On October 1, 2012, Judge Jaroslovsky of the Santa Rosa Division of the U.S. Bankruptcy Court for the Northern district of California issued an opinion in the matter of In re Cisneros (Case No 12-10468). Mr. Cisneros was the owner of two condominiums in Santa Rosa. He had fallen behind in his HOA payments, and proposed to cure those arrears through his Chapter 13 plan. He did not dispute the HOA’s claim for unpaid dues or actually incurred collection fees, which together amounted to approximately $19,093. What he did dispute, however, was an additional $14,744 in further collection fees tacked on by the HOA’s collection/foreclosure company.
Judge Jaroslovsky found that the HOA had never paid the collection company’s fees, and under the terms of their contract, it was under no obligation to pay them.

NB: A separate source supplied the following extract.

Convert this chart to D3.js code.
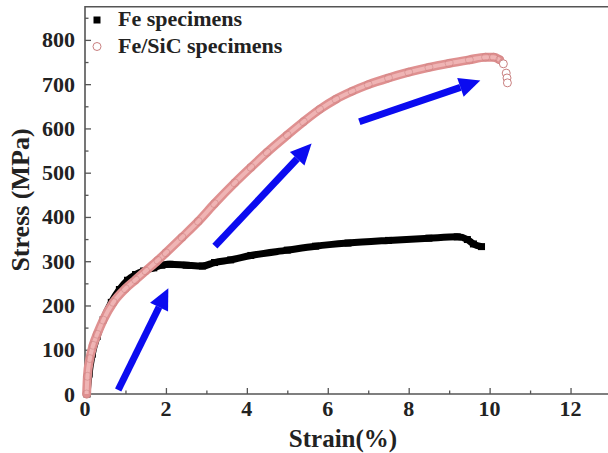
<!DOCTYPE html>
<html>
<head>
<meta charset="utf-8">
<script src="https://cdn.jsdelivr.net/npm/d3@7"></script>
<style>
  html, body { margin: 0; padding: 0; background: #fff; }
  svg { display: block; font-family: "Liberation Serif", "Times New Roman", serif; font-weight: bold; }
</style>
</head>
<body>
<div id="chart"></div>
<script>
// stress-strain curves: [strain %, stress MPa]
const feStrain = [0.05, 0.1, 0.18, 0.3, 0.45, 0.65, 0.85, 1.05, 1.25, 1.45, 1.7, 1.9, 2.1, 2.5, 2.9, 3.2, 3.6, 4.1, 5.0, 5.7, 6.5, 7.5, 8.5, 9.2, 9.45, 9.6, 9.8];
const feStress = [0, 45, 90, 130, 168, 207, 236, 257, 270, 278, 285, 291, 293, 291, 289, 297, 303, 313, 325, 334, 341, 347, 352, 355, 349, 339, 333];

const sicStrain = [0.04, 0.06, 0.12, 0.2, 0.3, 0.45, 0.7, 1.0, 1.25, 1.5, 1.8, 2.0, 2.4, 2.8, 3.2, 3.7, 4.1, 4.5, 5.0, 5.4, 5.8, 6.2, 6.6, 7.0, 7.5, 8.0, 8.5, 9.0, 9.5, 9.9, 10.1, 10.25];
const sicStress = [0, 40, 80, 110, 135, 167, 207, 238, 258, 278, 302, 319, 354, 390, 430, 477, 512, 546, 585, 615, 643, 666, 684, 699, 714, 727, 738, 747, 755, 761, 761, 755];
// loose circles after fracture
const sicTailStrain = [10.34, 10.41, 10.43, 10.44];
const sicTailStress = [746, 725, 714, 703];

// blue annotation arrows: tail -> tip
const arrows = [
  { x1: 0.82, y1: 9, x2: 2.06, y2: 239 },
  { x1: 3.21, y1: 334, x2: 5.6, y2: 566 },
  { x1: 6.78, y1: 615, x2: 9.77, y2: 708 }
];

const xTicks = [0, 2, 4, 6, 8, 10, 12];
const yTicks = [0, 100, 200, 300, 400, 500, 600, 700, 800];

const W = 608, H = 453;
const plotLeft = 85, plotRight = 611, plotTop = 6.7, plotBottom = 394;

const x = d3.scaleLinear().domain([0, 13]).range([plotLeft, plotRight]);
const y = d3.scaleLinear().domain([0, 875]).range([plotBottom, plotTop]);

const svg = d3.select('#chart').append('svg')
  .attr('width', W)
  .attr('height', H);

const axisColor = '#555';

// axes with inward ticks
const xAxis = svg.append('g')
  .attr('transform', `translate(0,${plotBottom})`)
  .call(d3.axisBottom(x).tickValues(d3.range(0, 13, 1)).tickSize(-6).tickFormat(''));
xAxis.selectAll('.tick line')
  .attr('y2', (d) => d % 2 === 0 ? -6 : -3.5);

const yAxis = svg.append('g')
  .attr('transform', `translate(${plotLeft},0)`)
  .call(d3.axisLeft(y).tickValues(d3.range(0, 876, 50)).tickSize(-6).tickFormat(''));
yAxis.selectAll('.tick line')
  .attr('x2', (d) => d % 100 === 0 ? 6 : 3.5);

svg.selectAll('.domain').remove();
svg.selectAll('.tick line').attr('stroke', axisColor).attr('stroke-width', 1.3);

// frame: left, bottom, top (right edge falls off the canvas)
svg.append('path')
  .attr('d', `M${plotRight},${plotTop}H${plotLeft}V${plotBottom}H${plotRight}`)
  .attr('fill', 'none')
  .attr('stroke', axisColor)
  .attr('stroke-width', 1.6);

// tick labels
svg.append('g').selectAll('text')
  .data(xTicks)
  .enter()
  .append('text')
  .attr('x', (d) => x(d))
  .attr('y', 416)
  .attr('text-anchor', 'middle')
  .attr('font-size', 22)
  .attr('fill', '#222')
  .text((d) => d);

svg.append('g').selectAll('text')
  .data(yTicks)
  .enter()
  .append('text')
  .attr('x', 75)
  .attr('y', (d) => y(d) + 7.5)
  .attr('text-anchor', 'end')
  .attr('font-size', 22)
  .attr('fill', '#222')
  .text((d) => d);

// axis titles
svg.append('text')
  .attr('x', 343)
  .attr('y', 447)
  .attr('text-anchor', 'middle')
  .attr('font-size', 25)
  .attr('fill', '#222')
  .text('Strain(%)');

svg.append('text')
  .attr('transform', 'translate(29,200) rotate(-90)')
  .attr('text-anchor', 'middle')
  .attr('font-size', 26)
  .attr('fill', '#222')
  .text('Stress (MPa)');

const line = d3.line()
  .x((d) => x(d[0]))
  .y((d) => y(d[1]))
  .curve(d3.curveMonotoneX);

const fe = feStrain.map((s, i) => [s, feStress[i]]);
const sic = sicStrain.map((s, i) => [s, sicStress[i]]);
const sicTail = sicTailStrain.map((s, i) => [s, sicTailStress[i]]);

// Fe: dense filled squares appear as a thick black band
svg.append('path')
  .datum(fe)
  .attr('d', line)
  .attr('fill', 'none')
  .attr('stroke', '#000')
  .attr('stroke-width', 7)
  .attr('stroke-linejoin', 'round');
svg.append('g').selectAll('rect')
  .data(fe)
  .enter()
  .append('rect')
  .attr('x', (d) => x(d[0]) - 3.5)
  .attr('y', (d) => y(d[1]) - 3.5)
  .attr('width', 7)
  .attr('height', 7)
  .attr('fill', '#000');

// Fe/SiC: dense open circles appear as a pink band, drawn over Fe
svg.append('path')
  .datum(sic)
  .attr('d', line)
  .attr('fill', 'none')
  .attr('stroke', '#df9090')
  .attr('stroke-width', 9)
  .attr('stroke-linecap', 'round');
svg.append('path')
  .datum(sic)
  .attr('d', line)
  .attr('fill', 'none')
  .attr('stroke', '#efb4b4')
  .attr('stroke-width', 4);
svg.append('g').selectAll('circle')
  .data(sic.concat(sicTail))
  .enter()
  .append('circle')
  .attr('cx', (d) => x(d[0]))
  .attr('cy', (d) => y(d[1]))
  .attr('r', 4)
  .attr('fill', (d, i) => i >= sic.length ? '#fff' : 'none')
  .attr('stroke', '#c98080')
  .attr('stroke-opacity', (d, i) => i >= sic.length ? 1 : 0.5)
  .attr('stroke-width', 1);

// blue arrows
const blue = '#0b0bf0';
arrows.forEach((a) => {
  const x1 = x(a.x1), y1 = y(a.y1), x2 = x(a.x2), y2 = y(a.y2);
  const ang = Math.atan2(y2 - y1, x2 - x1);
  const headLen = 21, headHalf = 10;
  const bx = x2 - headLen * Math.cos(ang), by = y2 - headLen * Math.sin(ang);
  svg.append('line')
    .attr('x1', x1).attr('y1', y1)
    .attr('x2', bx).attr('y2', by)
    .attr('stroke', blue)
    .attr('stroke-width', 7);
  const px = -Math.sin(ang) * headHalf, py = Math.cos(ang) * headHalf;
  svg.append('path')
    .attr('d', `M${x2},${y2}L${bx + px},${by + py}L${bx - px},${by - py}Z`)
    .attr('fill', blue);
});

// legend
svg.append('rect')
  .attr('x', 93.5).attr('y', 16.5)
  .attr('width', 7).attr('height', 7)
  .attr('fill', '#000');
svg.append('circle')
  .attr('cx', 97).attr('cy', 46.5).attr('r', 4)
  .attr('fill', '#fff')
  .attr('stroke', '#c98080')
  .attr('stroke-width', 1);

svg.append('text')
  .attr('x', 118).attr('y', 26)
  .attr('font-size', 22)
  .attr('fill', '#222')
  .text('Fe specimens');
svg.append('text')
  .attr('x', 118).attr('y', 53)
  .attr('font-size', 22)
  .attr('fill', '#222')
  .text('Fe/SiC specimens');
</script>
</body>
</html>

The collection company’s fees were not incurred by the HOA, and were not necessary to defray costs incurred by the HOA. The fees were thus unenforceable under California law, and so were not allowable as claims against the Debtor in his Chapter 13 bankruptcy case.
As to the rights of the collection company itself against the Debtor, Judge Jaroslovsky found that it had none: “It is not in privity with Cisneros. Any rights it has against Cisneros stem from the HOA, so it cannot have more rights than the HOA against Cisneros.”
This decision represents a substantial victory for homeowners against HOAs and their collection companies, an area which, sadly, remains vulnerable to considerable abuse of the kind represented here.